I have only ever cooked a few turkeys in my life. I don’t really like turkey, and should I ever find myself in the awkward position of wanting to eat some, say in a sandwich, well, that’s what deli departments in grocery stores are for, right? Deli turkey is usually delicious, and comes without that conundrum of what to do with the leftovers.

It’s not that I can’t prepare one. I cooked my first turkey when I was 20, my junior year in college. I was living in a house with four other people at the time, and only one of us was going home for Thanksgiving break that year. I got the bright idea that those of us remaining for the holiday should get together and cook a Thanksgiving feast for ourselves.

After all, the house came supplied with both a complete kitchen and a dining room table, though we’d mostly only ever used the refrigerator and the sink in the kitchen. The dining room table was an obstacle to be walked around on the way to the living room couch, not somewhere to sit and eat. The table and the kitchen would get their first full use.

I learned a few things from that earliest experience. Cooking a turkey is not as daunting as it might seem, provided of course you get one that fits in your oven, which through sheer luck I did. You should also check your kitchen supplies long before you begin any kind of preparation of anything, not the hour your work begins.

Since this was a rental house full of college students, dishes, cookware, and the proper amount of silverware, not to mention carving knives and pot holders, as we belatedly found out, were in scant supply. Lastly, I learned that having three other chefs in the kitchen with me, all of whom were as inexperienced as I was, made for a potential fiasco of the first order.

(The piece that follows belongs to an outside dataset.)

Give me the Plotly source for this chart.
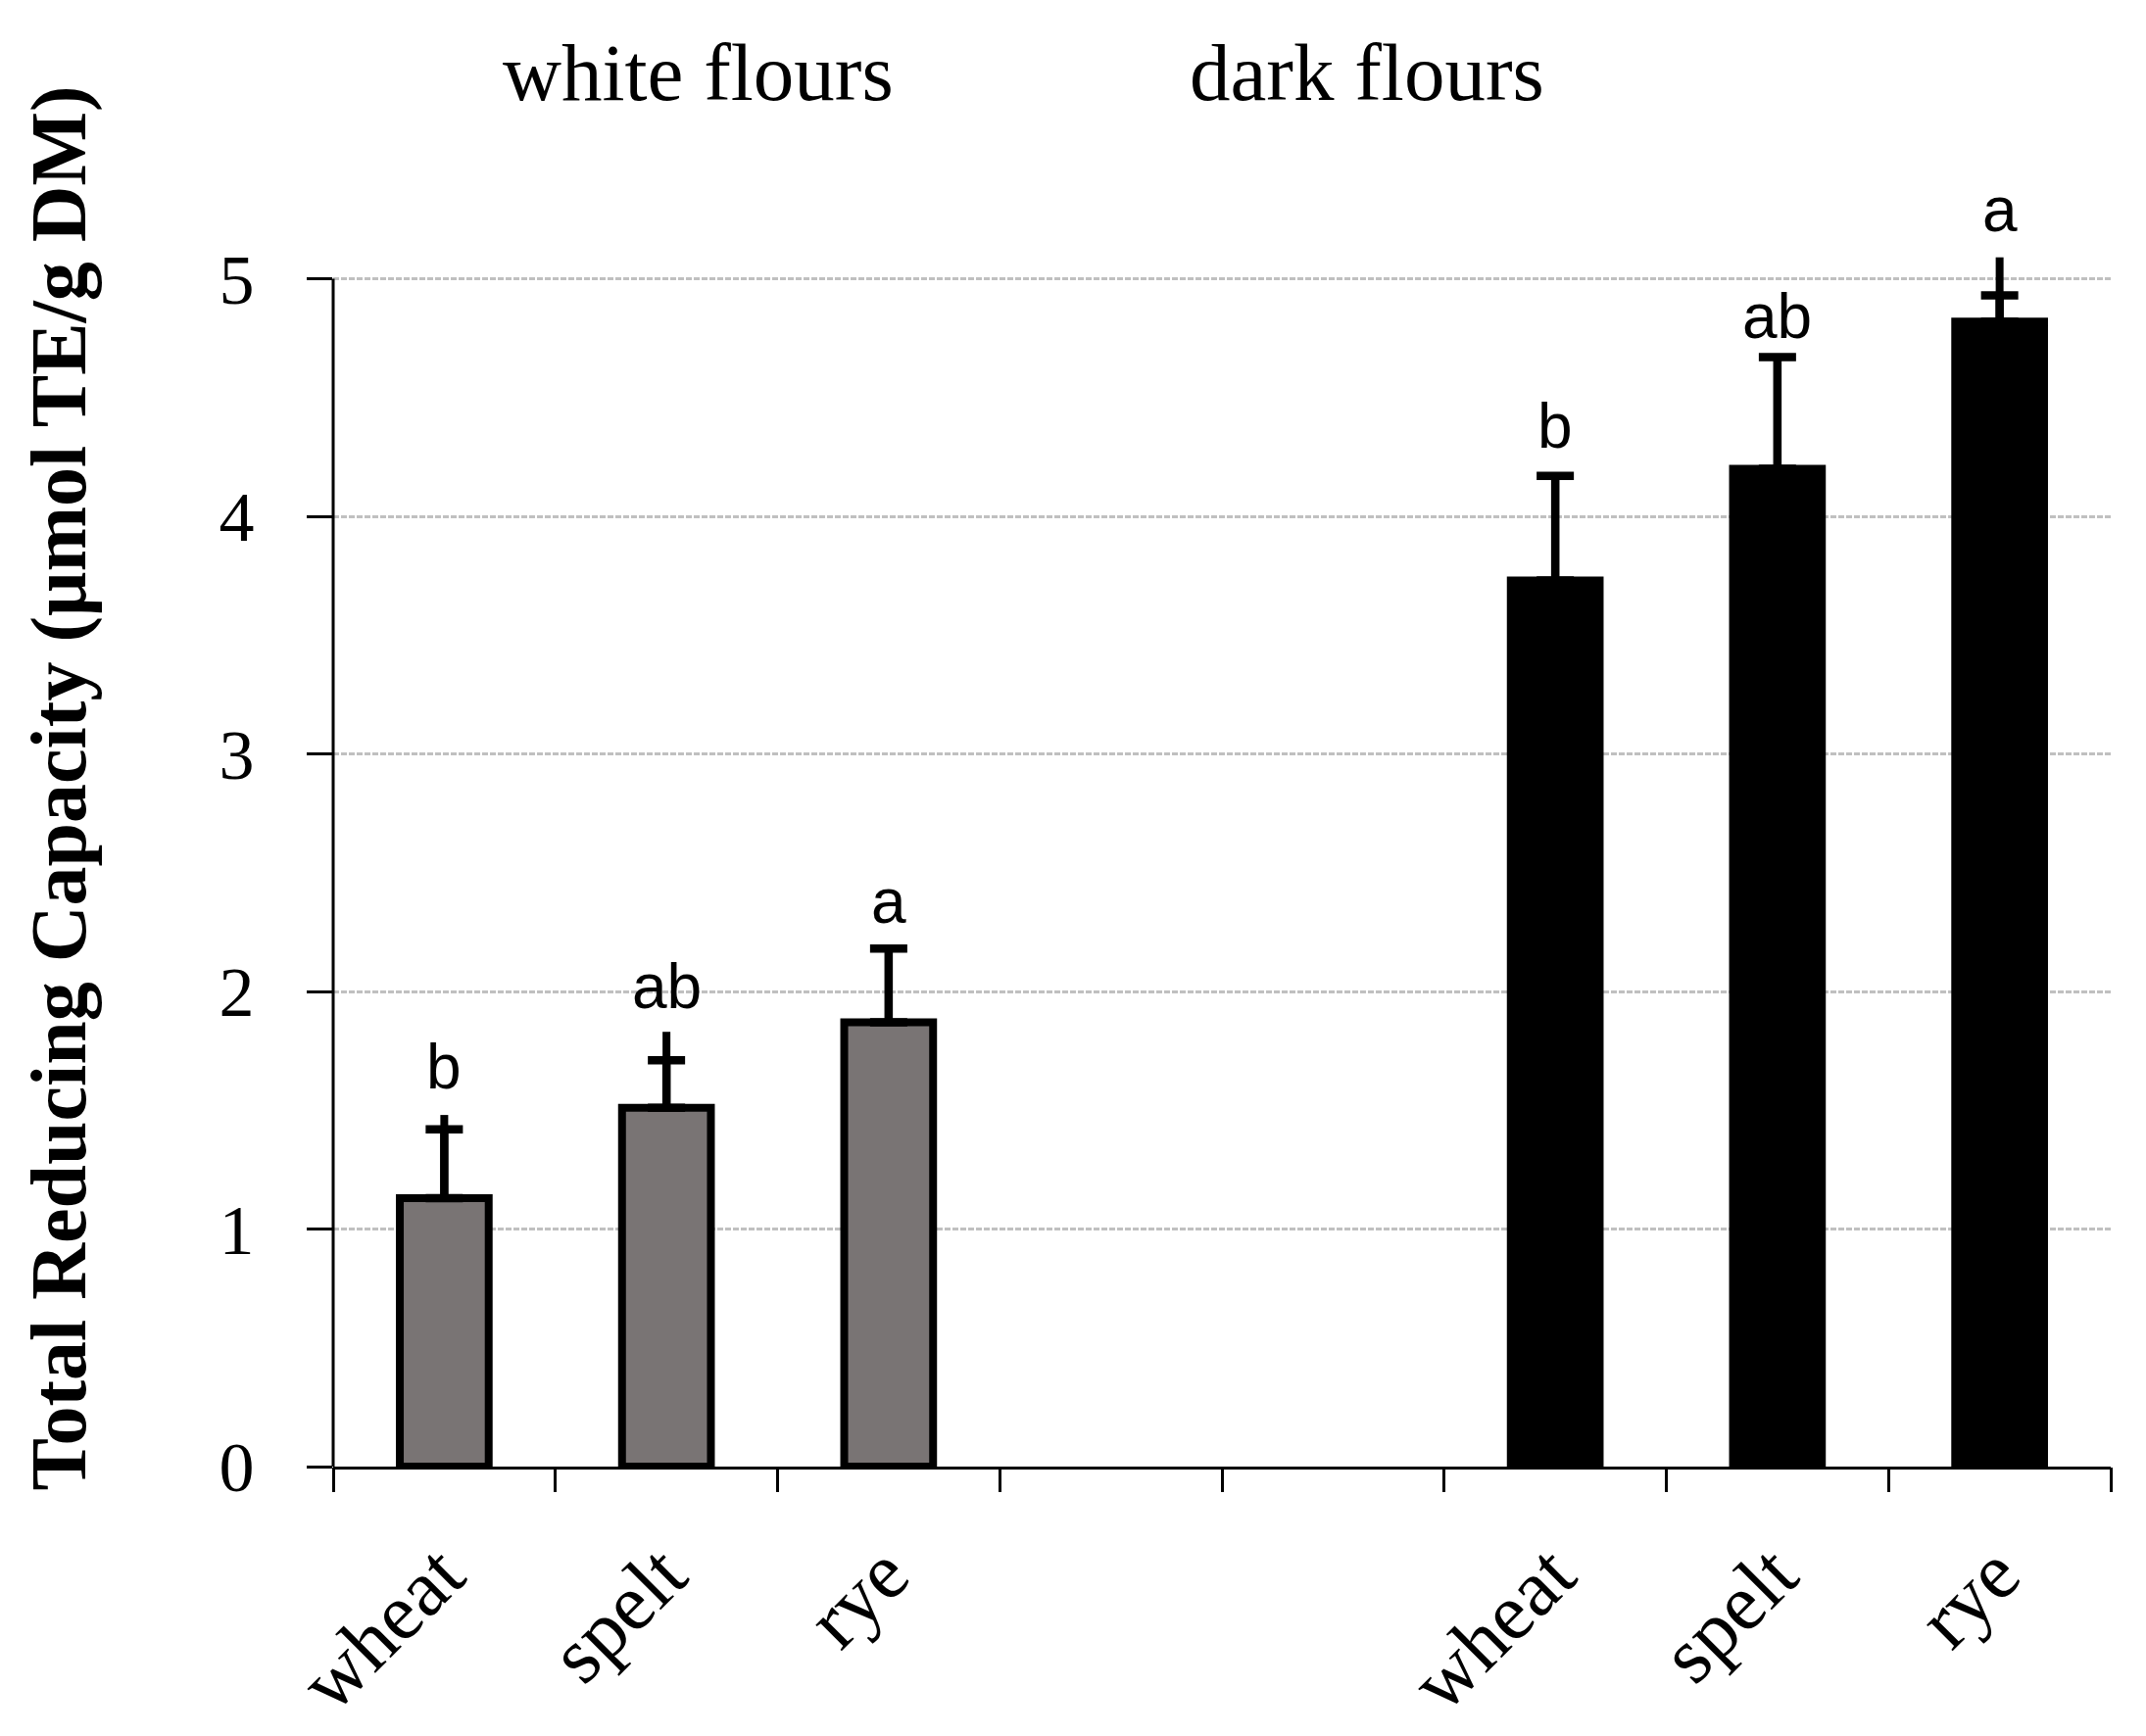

We squabbled over who got time when to use the oven, or the almost non-existent counter space. We argued over what dishes to make as sides, and what ingredients, exactly, should go in to the stuffing. I thought stuffing absolutely must be cooked in the turkey, and bacon and onions are the prime ingredients besides the bread. One of my house mates acted as if stuffing cooked in the bird was a recipe for instant death of all who consumed it.

I personally dislike sweet potatoes with marshmallow topping, but that was another housemate’s favorite thing. Green bean casserole, especially when all the ingredients come from a can, made my stomach heave at the thought. My housemate from Co-op City in the Bronx, however, insisted he would be devastated without it.

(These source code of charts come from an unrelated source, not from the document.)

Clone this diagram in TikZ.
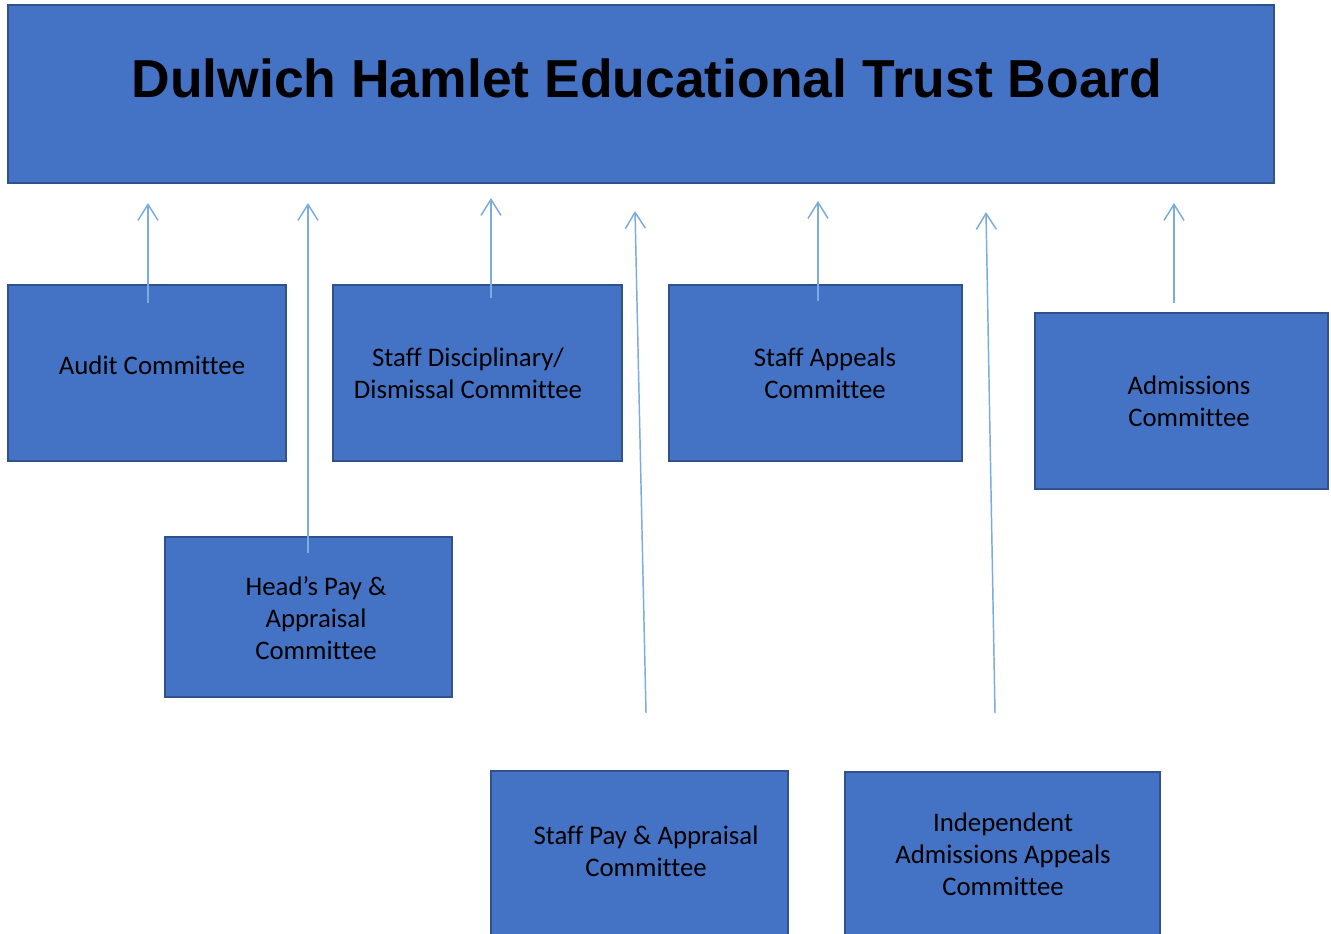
\documentclass[tikz,border=0pt]{standalone}
\usepackage{fontspec}
\setmainfont[Ligatures={NoCommon}]{Carlito}
\newfontfamily\titlefont{Liberation Sans}
\usetikzlibrary{arrows.meta}
\definecolor{boxfill}{HTML}{4472C4}
\definecolor{boxline}{HTML}{2F528F}
\definecolor{linkline}{RGB}{122,172,222}
\begin{document}
\begin{tikzpicture}[x=0.75pt,y=-0.75pt,
  panel/.style={draw=boxline,fill=boxfill,line width=1.8pt,inner sep=0pt,outer sep=0pt},
  caption/.style={align=center,inner sep=0pt,font=\fontsize{20.1pt}{24pt}\selectfont},
  link/.style={draw=linkline,line width=1.1pt,-{Straight Barb[length=12pt,width=15pt,line width=1.1pt]}}]
\useasboundingbox[fill=white] (0,0) rectangle (1331,933);
% board and committee boxes
\path[panel] (8,5) rectangle (1274,183) node[midway] (board) {};
\path[panel] (8,285) rectangle (286,461) node[midway] (audit) {};
\path[panel] (333,285) rectangle (622,461) node[midway] (disc) {};
\path[panel] (669,285) rectangle (962,461) node[midway] (appeals) {};
\path[panel] (1035,313) rectangle (1328,489) node[midway] (adm) {};
\path[panel] (165,537) rectangle (452,697) node[midway] (headpay) {};
\path[panel] (491,771) rectangle (788,940) node[midway] (staffpay) {};
\path[panel] (845,772) rectangle (1160,940) node[midway] (iaac) {};
% texts
\node[inner sep=0pt,font=\titlefont\bfseries\fontsize{40.1pt}{44pt}\selectfont] (boardtxt) at (647,78) {Dulwich Hamlet Educational Trust Board};
\node[caption] (audittxt) at (152,365) {Audit Committee};
\node[caption] (disctxt) at (468,373) {Staff Disciplinary/\\Dismissal Committee};
\node[caption] (appealstxt) at (825,373) {Staff Appeals\\Committee};
\node[caption] (admtxt) at (1189,401) {Admissions\\Committee};
\node[caption] (headpaytxt) at (316,618) {Head’s Pay \&\\Appraisal\\Committee};
\node[caption] (staffpaytxt) at (646,851) {Staff Pay \& Appraisal\\Committee};
\node[caption] (iaactxt) at (1003,854) {Independent\\Admissions Appeals\\Committee};
% connector ends
\coordinate (a1) at (148,303); \coordinate (b1) at (148,203);
\coordinate (a2) at (308,553); \coordinate (b2) at (308,203);
\coordinate (a3) at (491,298); \coordinate (b3) at (491,198);
\coordinate (a4) at (646,713); \coordinate (b4) at (635,211);
\coordinate (a5) at (818,301); \coordinate (b5) at (818,201);
\coordinate (a6) at (995,713); \coordinate (b6) at (986,212);
\coordinate (a7) at (1174,303); \coordinate (b7) at (1174,203);
\foreach \i in {1,...,7} \draw[link] (a\i) -- (b\i);
\end{tikzpicture}
\end{document}
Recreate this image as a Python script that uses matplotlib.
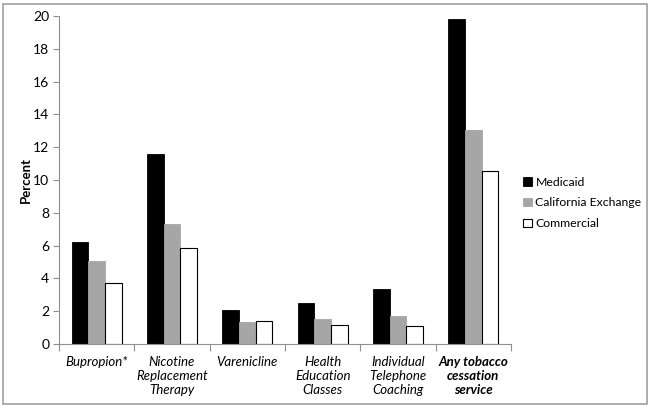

In the end we somehow got it all done, with each of us having the thing we liked best beautifully prepared, cooked, and served at the same time. We all managed to eat some of everything, and none of us died or got sick. The fact that we didn’t have enough of the right dishes, or napkins, or even forks and knives, hardly made a difference. We were young, and able to improvise. It turns out a bread knife is not the best option for carving a turkey, but it does get the meat off the bone. We had a wonderful time, and declared it a success.

For many years I guess I got lucky. The job of preparing the feast fell to my sister, or my sister-in-law, both of whom had families long before I did. I remember those Thanksgivings with warmth and gratitude and the joy of being with family.

When I had young children and moved to Colorado, I discovered the Stanley Hotel, of Stephen King’s “The Shining” fame, served up a Thanksgiving feast worthy of royalty for a reasonable fee. So every year we drove up the mountain to Estes Park and stuffed ourselves, sitting at tables with starched white tablecloths, shining silver, and waiters to clean up our leftovers.

I suppose I shouldn’t complain if this year I have to prepare a bird. I have a beautiful kitchen of my own, with nobody to fight me for space or time, or ingredients. I can make an hors d’oeuvre, and a salad, and a stuffed turkey. They all will fit in my car. It’s such a small price to pay for family.